Когда Ефремов, бывало, чуть не падал от усталости на ночной репетиции или переходил на «площадку» в своих актерских сценах, мне, как это ни странно теперь вспоминать, не раз приходилось заменять его, по его же настоятельной просьбе, за режиссерским столиком. Кто-то однажды даже «щелкнул» меня в этой более чем странной роли рядом с Женей Евстигнеевым, который замечательно репетировал и играл в «Вечно живых» цинично-корректного, наглого афериста Чернова. Мне эта любительская маленькая фотография особенно дорога теперь.

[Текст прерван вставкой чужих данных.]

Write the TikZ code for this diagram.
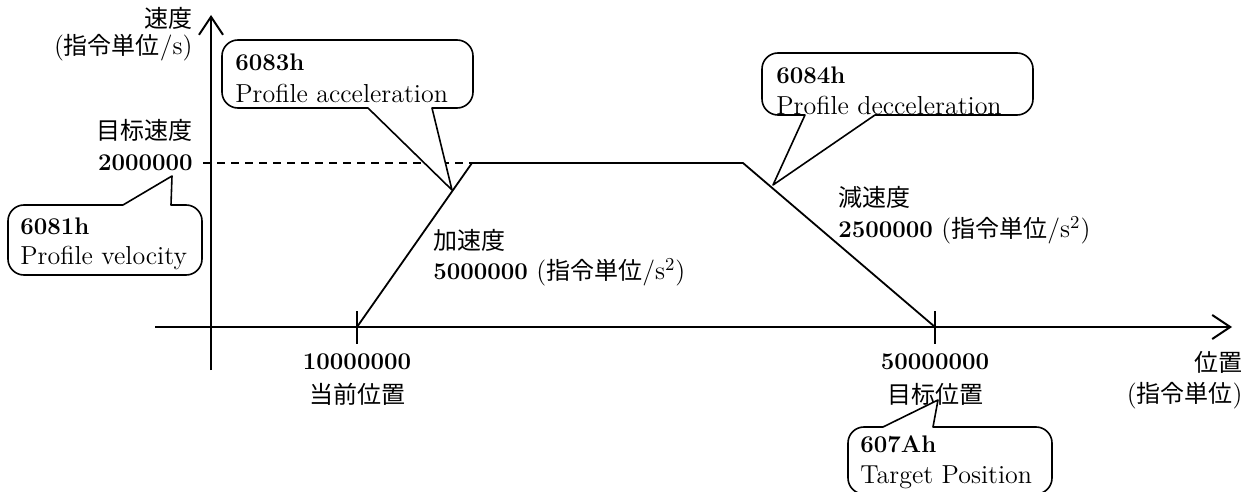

Нельзя сказать, что мы так уж часто встречались с Женей в последующие годы. Но всегда – дружески. Однако он не пришел посоветоваться со мной, когда созревало его решение уйти из «Современника» и вернуться через столько лет в тот театр, который продолжал именоваться МХАТом. И я всегда горевал об этом, потому что все его сценические создания родились в «Современнике» и в момент ухода дальнейший путь его там был по-прежнему многообещающим. Но верным другом своих товарищей по «Современнику» он оставался до конца. Верность в дружбе вообще была одним из главных его душевных свойств. Так же как доброта и чуткость в любом, даже случайном, общении.

Последний раз мы встретились, обнялись и поцеловались за кулисами на спектакле «Дядя Ваня»; он пришел в уже покинутый им МХАТ, чтобы участвовать в юбилее С. С. Пилявской. И на мое 75-летие он пришел в Школу-студию и был как-то даже не по обычному трогательно-нежен в обращении ко мне. А потом повез меня на своей машине домой и надолго остался у нас за столом вместе с Владленом Давыдовым; многое мы тогда вспоминали…

Весть о его нелепо безвременной смерти была для меня ударом в сердце.

Хорошо, что похоронили его на Новодевичьем. Только жаль, что так далеко от мхатовского «Вишневого сада», от его любимого Чехова, от могил Москвина, Качалова, Хмелева, Андровской, Баталова…. Там среди них, было бы более достойное его таланта место.